27. Oktober 1965: Vom Draht zum Kabel

27.10.2015, 07:00 Uhr
27. Oktober 1965: Vom Draht zum Kabel

© Ulrich

Der Oberbürgermeister bezeichnete das Werk als ein gutes Beispiel dafür, wie ein Unternehmen vorteilhaft in der Stadt umgesiedelt werden kann. Mit dem gestrigen Blick „hinter die Kulissen“ setzte der Stadtrat seine Besuche bei Industrie und Handel fort, die ihm ein lebendiges Bild vom wirtschaftlichen Geschehen vermitteln sollen. Die Wahl war nicht zufällig auf TEKADE gefallen, denn Nürnberg gilt mit drei Werken als ein Schwerpunkt der bayerischen Kabelindustrie. Die drei Betriebe sind zu mehr als zehn v. H. am Umsatz dieser Industrieart in Deutschland beteiligt, die jährlich für über eine Milliarde DM Schwach- und Starkstrom verkauft.

„Die elektrische Energie, das ,Mädchen für alles´ im Betrieb, im Büro und im Haushalt, wird über Kabel verteilt“, mit diesen Worten umriß Gerd-Harald Ludendorff, der kaufmännische Vorstand, recht lebensnah, wofür sein Unternehmen arbeitet. Auch alle Nachrichten von Presse und Rundfunk brauchen in irgendeiner Form das Kabel, um an den Mann zu kommen. Der Strom im Hause wäre ebenso undenkbar ohne die Stränge, die oft aus 2.000 einzelnen Drähten gewickelt sind wie das Telephon.

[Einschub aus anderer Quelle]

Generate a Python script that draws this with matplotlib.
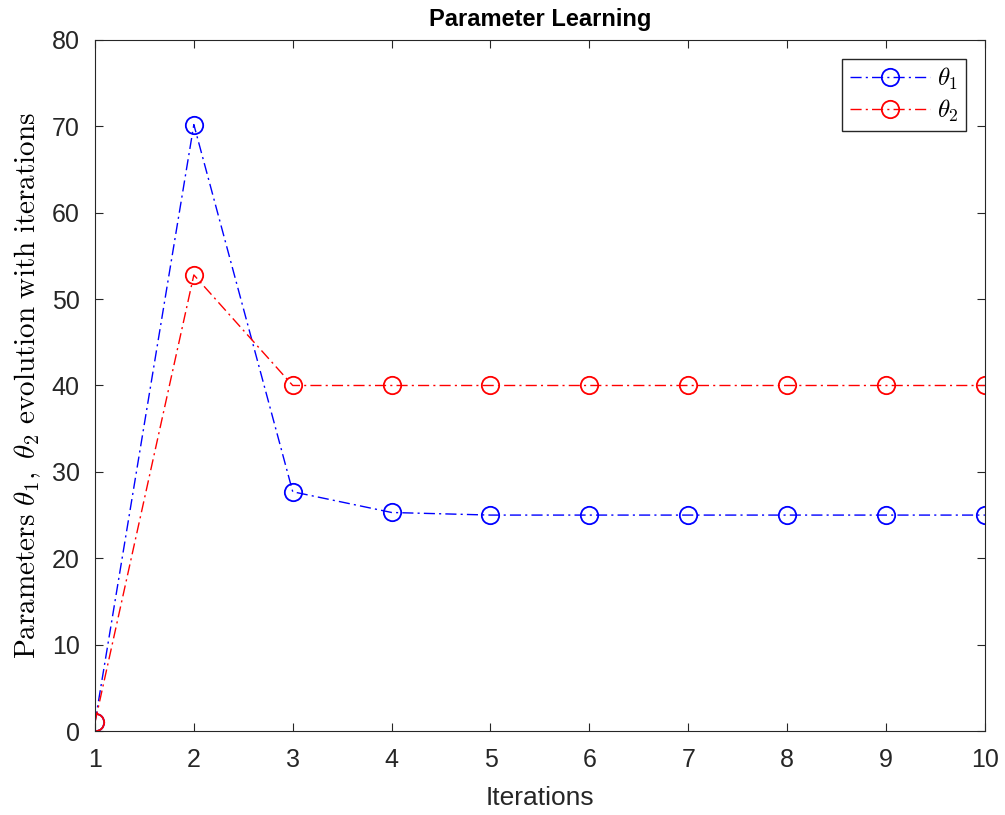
import matplotlib
matplotlib.use('Agg')
from matplotlib import pyplot as plt

plt.rcParams['font.family'] = ['Liberation Sans', 'DejaVu Sans']
plt.rcParams['mathtext.fontset'] = 'cm'

iterations = [1, 2, 3, 4, 5, 6, 7, 8, 9, 10]
theta1 = [1.0, 70.2, 27.7, 25.3, 25.0, 25.0, 25.0, 25.0, 25.0, 25.0]
theta2 = [1.0, 52.8, 40.0, 40.0, 40.0, 40.0, 40.0, 40.0, 40.0, 40.0]

fig = plt.figure(figsize=(10.05, 8.15), dpi=100)
ax = fig.add_axes([0.0945, 0.103, 0.8855, 0.848])

dashdot = (0, (8, 3, 1.5, 3))
ax.plot(iterations, theta1, color='blue', linestyle=dashdot, linewidth=1,
        marker='o', markersize=12.5, markerfacecolor='none', markeredgewidth=1.3,
        label=r'$\theta_1$')
ax.plot(iterations, theta2, color='red', linestyle=dashdot, linewidth=1,
        marker='o', markersize=12.5, markerfacecolor='none', markeredgewidth=1.3,
        label=r'$\theta_2$')

ax.set_xlim(1, 10)
ax.set_ylim(0, 80)
ax.set_xticks(iterations)
ax.set_yticks(range(0, 81, 10))
ax.tick_params(direction='in', top=True, right=True, labelsize=18,
               color='#262626', labelcolor='#262626', length=6)
ax.tick_params(axis='x', pad=12)
ax.tick_params(axis='y', pad=11)
for s in ax.spines.values():
    s.set_color('#262626')

ax.set_title('Parameter Learning', fontsize=17, fontweight='bold', pad=10)
ax.set_xlabel('Iterations', fontsize=19, color='#262626', labelpad=10)
ax.set_ylabel(r'$\mathrm{Parameters}\ \theta_1,\ \theta_2\ \mathrm{evolution\ with\ iterations}$',
              fontsize=21, labelpad=6)

leg = ax.legend(loc='upper right', fontsize=18, fancybox=False, framealpha=1,
                edgecolor='#262626', handlelength=3.2, handletextpad=0.3,
                labelspacing=0.2, borderpad=0.3, borderaxespad=0.75)
leg.get_frame().set_linewidth(1)

fig.savefig('out.png', dpi=100)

Es war anfangs der fünfziger Jahre . . .

Um den steigenden Anforderungen zu genügen, zugleich aber wirtschaftlich arbeiten zu können, haben sich die Süddeutschen Telefon-, Apparate-, Kabel- und Drahtwerke A. G. anfangs der fünfziger Jahre entschlossen, die alten Fabrikanalgen an der Allersberger Straße allein dem Apparatebau zu überlassen. Die Landsuche begegnete zuerst solchen Schwierigkeiten, daß sie Nürnberg fast für immer Lebewohl gesagt hätten, aber schließlich fand sich der geeignete Grund und Boden am südlichen Stadtrand. Da jedoch schrien die Nachbarn in den Siedlungshäusern von Altenfurt Zeter und Mordio gegen den Plan, einen großen Betrieb zu errichten.

„Heute leben wir in bester Freundschaft mit unseren Nachbarn“, versicherte Dr.-Ing. Karl Buss, der technische Direktor, der sich mit dem neuen 1962 vollendeten Werk selbst ein Denkmal gesetzt hat. Die Hälfte der Belegschaft von 600 Leuten kommt sogar aus der direkten Umgebung des Unternehmens, das durch einen 30 Meter breiten Grünstreifen von den ersten Siedlungshäuschen abgeschirmt liegt.

Hubstapler auf breiten Fahrstraßen

30.000 von 140.000 qm Gesamtfläche sind bebaut, wobei „der Raum um die Maschinen herum geschaffen wurde“. Die ganze Fertigung spielt sich in einer Ebene ab. Breite Fahrstraßen machen es möglich, die schweren Rollen, die vordem viele Arbeiter von einer Abteilung zur anderen schaffen mußten, mit Hubstaplern zu transportieren.

Wie flüssig da alles vor sich geht, konnten die Stadträte selbst sehen, als sie die Straßen für Starkstrom-, Schwachstrom- und Kunststoffkabel entlangschlenderten. Wo sich einstmals viele Hände regten, rotieren heute Maschinen. Seit 1962 ist der Umsatz des Werkes von 24 auf 30 Millionen DM gestiegen. Und noch gibt es Platz, die Produktion auszudehnen.

Eine bayerische Brotzeit brachte den Stadtrat und die Männer der Wirtschaft nach einem ausgedehnten Rundgang wieder zusammen. Oberbürgermeister Dr. Urschlechter versicherte im Namen aller Gäste, daß die Stadt sehr wohl wisse, wie ihre Entwicklung auf Gedeih und Verderb mit dem Blühen der Industrie und des Handels verknüpft ist. Ganz ohne Gewerbesteuer geht es eben nicht . . . Diesmal aber brachte die Stadt der Industrie etwas mit: ein Bild von Nürnberg in der Zeit des Wiederaufbaues.